The author, Edward Mallia, is a Maltese citizen patently enamored of the region where I happen to live, and it certainly shows. As a matter of fact this book is not “just” a book, but a love letter to my region.

It is always slightly unsettling looking at familiar features through another person’s eyes, but Mallia managed to retain a sense of “home” in his pictures. Maybe because, after more than 40 years spent documenting this region, does he feel at home here?

For sure, here is an author that knows my homeland way better than me, and that is saying something, believe me. Actually our paths, at least geographically if not at the same time, must have crossed more than once…who knows if we ever met, without knowing each other? He has traveled far and wide in this beautiful, sometimes irritating, land on every means of transportation: train, bus, on foot, even on a donkey! In doing so he had very many encounters with interesting people that he “religiously” narrates in the book – and at least one with a delicate stick insect while eating some tasty figs!

The end result is that his book reads like the epic and prolonged journey that it was (and still is, giving he continues to visit Calabria fairly regularly), “sprinkled” with a thousand fascinating details.
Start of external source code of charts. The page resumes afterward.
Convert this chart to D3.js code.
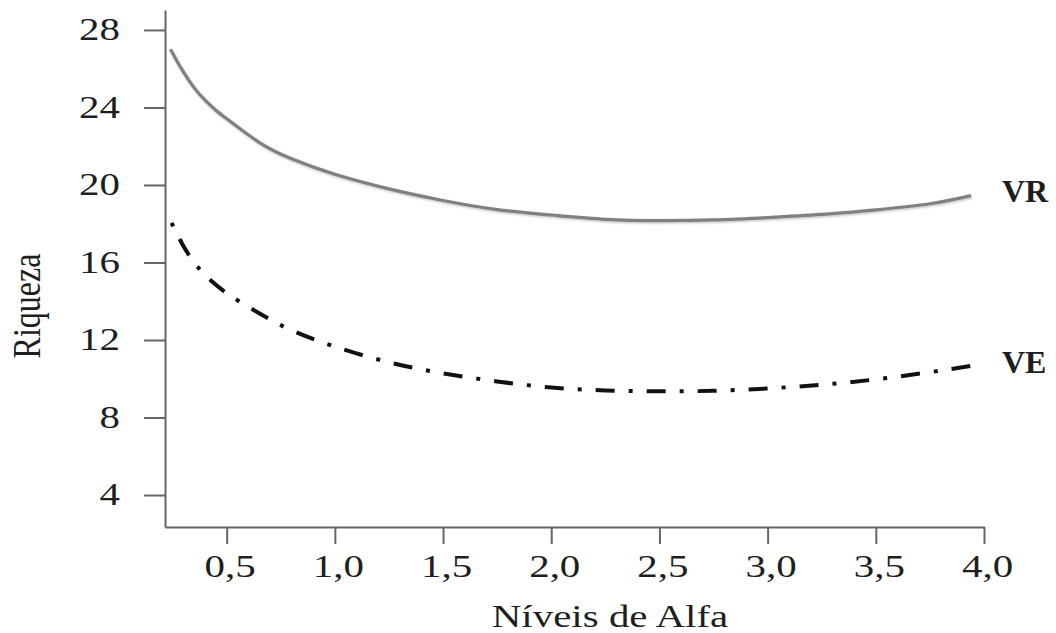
<!DOCTYPE html>
<html>
<head>
<meta charset="utf-8">
<script src="https://cdn.jsdelivr.net/npm/d3@7"></script>
<style>
  body { margin: 0; background: #ffffff; }
  svg text { font-family: "Liberation Serif", "Times New Roman", Tinos, Times, serif !important; fill: #1e1e1e; }
</style>
</head>
<body>
<svg id="chart" width="1056" height="633"></svg>
<script>
// Riqueza (richness) versus alpha level for the two estimators
const alphaVR   = [0.24, 0.27, 0.3, 0.35, 0.4, 0.45, 0.5, 0.65, 0.8, 1.0, 1.25, 1.5, 1.75, 2.0, 2.25, 2.5, 2.75, 3.0, 3.25, 3.5, 3.75, 3.94];
const riquezaVR = [27.0, 26.4, 25.84, 25.01, 24.38, 23.86, 23.42, 22.2, 21.35, 20.55, 19.8, 19.2, 18.73, 18.45, 18.23, 18.16, 18.2, 18.32, 18.48, 18.72, 19.03, 19.45];

const alphaVE   = [0.245, 0.3, 0.35, 0.4, 0.5, 0.65, 0.8, 1.0, 1.25, 1.5, 1.75, 2.0, 2.25, 2.5, 2.75, 3.0, 3.25, 3.5, 3.75, 3.94];
const riquezaVE = [18.05, 16.85, 16.0, 15.35, 14.42, 13.38, 12.5, 11.66, 10.85, 10.28, 9.86, 9.55, 9.40, 9.35, 9.38, 9.5, 9.69, 9.97, 10.34, 10.66];

const xTicks = [0.5, 1.0, 1.5, 2.0, 2.5, 3.0, 3.5, 4.0];
const xTickLabels = ["0,5", "1,0", "1,5", "2,0", "2,5", "3,0", "3,5", "4,0"];
const yTicks = [4, 8, 12, 16, 20, 24, 28];

const seriesNames = ["VR", "VE"];
const xTitle = "Níveis de Alfa";
const yTitle = "Riqueza";

const svg = d3.select("#chart");

const x = d3.scaleLinear().domain([0.215, 4.0]).range([165, 984]);
const y = d3.scaleLinear().domain([2.35, 29.03]).range([527, 10]);

const axisColor = "#666666";
const stretch = 1.28;

// soft shadow under the solid curve
const defs = svg.append("defs");
const f = defs.append("filter").attr("id", "soft").attr("x", "-5%").attr("y", "-5%").attr("width", "110%").attr("height", "120%");
f.append("feDropShadow").attr("dx", 0.8).attr("dy", 1.2).attr("stdDeviation", 1.2)
  .attr("flood-color", "#000").attr("flood-opacity", 0.25);

// Y axis
const yAxis = svg.append("g")
  .attr("transform", `translate(${x.range()[0]},0)`)
  .call(d3.axisLeft(y).tickValues(yTicks).tickSize(21).tickSizeOuter(0).tickPadding(0).tickFormat(d3.format("d")));
yAxis.select(".domain").attr("stroke", axisColor).attr("stroke-width", 2);
yAxis.selectAll(".tick line").attr("stroke", axisColor).attr("stroke-width", 2);
yAxis.selectAll(".tick text")
  .attr("x", -45 / stretch).attr("dy", "0.3em")
  .attr("transform", `scale(${stretch},1)`)
  .style("font-size", "32px");

// X axis
const xAxis = svg.append("g")
  .attr("transform", `translate(0,${y.range()[0]})`)
  .call(d3.axisBottom(x).tickValues(xTicks).tickSize(17).tickSizeOuter(0)
    .tickFormat((d, i) => xTickLabels[i]));
xAxis.select(".domain").attr("stroke", axisColor).attr("stroke-width", 2);
xAxis.selectAll(".tick line").attr("stroke", axisColor).attr("stroke-width", 2);
xAxis.selectAll(".tick text")
  .attr("x", 3 / stretch).attr("y", 50).attr("dy", 0)
  .attr("transform", `scale(${stretch},1)`)
  .style("font-size", "32px");

// Axis titles
svg.append("text")
  .attr("transform", `translate(610,627) scale(${stretch},1)`)
  .attr("text-anchor", "middle")
  .style("font-size", "32px")
  .text(xTitle);

svg.append("text")
  .attr("transform", `translate(40,306) scale(${stretch},1) rotate(-90)`)
  .attr("text-anchor", "middle")
  .style("font-size", "32px")
  .text(yTitle);

// Curves
const line = d3.line().x(d => x(d[0])).y(d => y(d[1])).curve(d3.curveNatural);

svg.append("path")
  .datum(d3.zip(alphaVR, riquezaVR))
  .attr("d", line)
  .attr("fill", "none")
  .attr("stroke", "#808080")
  .attr("stroke-width", 3.2)
  .attr("filter", "url(#soft)");

svg.append("path")
  .datum(d3.zip(alphaVE, riquezaVE))
  .attr("d", line)
  .attr("fill", "none")
  .attr("stroke", "#111")
  .attr("stroke-width", 4)
  .attr("stroke-dasharray", "4,14,19,14");

// Series labels at the curve ends
svg.append("text").attr("x", 1002).attr("y", 202)
  .style("font-size", "32px").style("font-weight", "bold")
  .text(seriesNames[0]);
svg.append("text").attr("x", 1002).attr("y", 373)
  .style("font-size", "32px").style("font-weight", "bold")
  .text(seriesNames[1]);
</script>
</body>
</html>
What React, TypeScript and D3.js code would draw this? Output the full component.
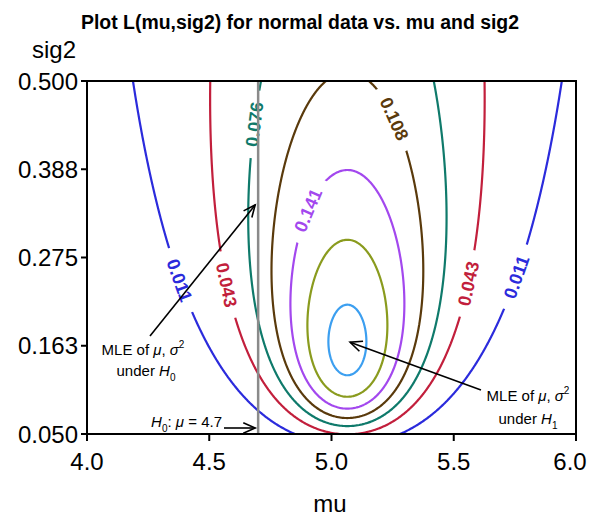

But I also deem it invaluable reading for anyone who would like to travel here in Calabria, way more useful than the ubiquitous classic guidebook. More than a Baedeker, it reads like a modern Grand Tour account, something Normal Douglas or Arthur John Strutt could have jotted down.

«Here is an author that knows my homeland way better than me, and that is saying something»

But Mallia does not limit himself into talking only about natural scenery or travel. He also delves deep in what we might call anthropological aspects (I actually like to think he is an anthropologist at heart even more than a traveler), literature, history, tradition, folklore, etc. He might have managed to write not “just” a travel account, but a definitive essay about Calabria…

In conclusion, an exceedingly nice surprise. A book that I am quite confident it will become, in time, a classic of travel literature. Moreover, a book that is already pushing me into planning dozens of new excursions!

UPDATE: I got to meet Edward, and besides being a great author he is as well an exquisite person and generally a great guy!